An earlier version of this article contained statements by Mr Daniel that implied the timing of the trading halt was delayed as a result of NZX staff being impaired by something they drank at lunchtime. NBR accepts that such statements have no basis in fact and retracts them. NBR unreservedly apologises to NZX, NZX Regulation staff, and Head of Regulation at NZX, Robyn Dey, in particular for any embarrassment the publication of those statements has caused.
Some irate shareholders in Lyttelton Port Company [NZX:LPC] are demanding the NZX cancel trades made before a late trading halt on Friday following a takeover notice.
But the NZX, which clearly missed price-sensitive information, is refusing to action the requests to cancel.
Former Northland Port chairman Mike Daniel is furious after his sell order for a small parcel of LPC shares was initiated when the stock started climbing on Friday afternoon.
That was initially in reaction to a substantial shareholder notice posted at 2.24pm showing a change to Port Otago’s holding in LPC.
The notice described the change resulting from Port Otago entering a lockup agreement with Christchurch City Holdings (CCH).
The agreement was for Port of Otago to sell 15,825,477 ordinary shares in LPC Ltd to CCH pursuant to a full takeover offer to be made by CCH in accordance with the Takeovers Code. CHH will make its takeover at $3.95 a share and also pay a 20c dividend, taking the total payout to existing shareholders to $4.15 a share.
However, NZX failed to flag the announcement as “price-sensitive” and it wasn’t until 2.57pm, some 33 minutes later and after Mr Daniel alerted NZX to the issue, that a trading halt was put in place.
During that time several LPC share trades were matched.
The first went through at 2.26pm at $3.30. At 2.29pm 9400 shares changed hands at $3.59.
“So someone made a nice easy 19c per share on that,” Mr Daniel told NBR ONLINE.
“I happened to be a small seller and I thought 'what’s going on here.' So I rang NZX to try to get hold of Robyn Dey [NZX head of regulation] but they weren’t back from lunch.

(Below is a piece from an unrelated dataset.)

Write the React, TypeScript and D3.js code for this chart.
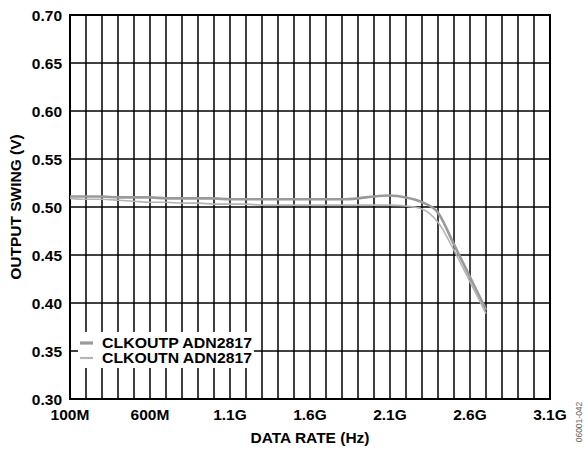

“I finally got her and within minutes of talking to her at around 3pm – hello the trading halt comes on.”
Mr Daniel says he made a request for NZX to cancel the trades in the period between the release of the substantial security holder notice and the time at which NZX placed a trading halt on the stock. NBR understands other shareholders also made requests to cancel trades.
So far, those requests have been declined.
Ms Dey then sent an email to Mr Daniel at 5.56pm, saying there had been no error under NZX Participant Rules that would give rise to cancel trades. “For this reason, NZX will not action the requests to cancel.”
The SSH notice was received by email and reviewed before release by NZX accordance with the usual process, the letter noted.
“NZX had not identified that the release contained information that would affect the price of securities. If NZX had identified that the notice included price sensitive information, then the security would have been placed in trading halt prior to release.
“NZX uses its best endeavours to identify price sensitive information in announcements and does not guarantee that a trading halt will be put in place prior to release of every announcement received that contains price sensitive information.”
Mr Daniel says that’s not good enough.
"It is their responsibility to decide if something is price sensitive. Clearly it was."
“The resulting trades during the 30 minute period between the posting of the SSH and the posting of the trading halt [at prices from $3.30-$3.80 approximately] were in an uninformed market. Surely it is an NZX responsibility to “gate keep” for investors.
“A practical response from NZX would have been “sorry, we stuffed up, please reverse the trades.
“But no, we have a typical bureaucratic response demonstrating a total lack of understanding of how the market works.
“Now buyers will have received contract notes advising of their fortuitous purchase while the sellers receiving the same advice will rightly feel aggrieved and let down by NZX."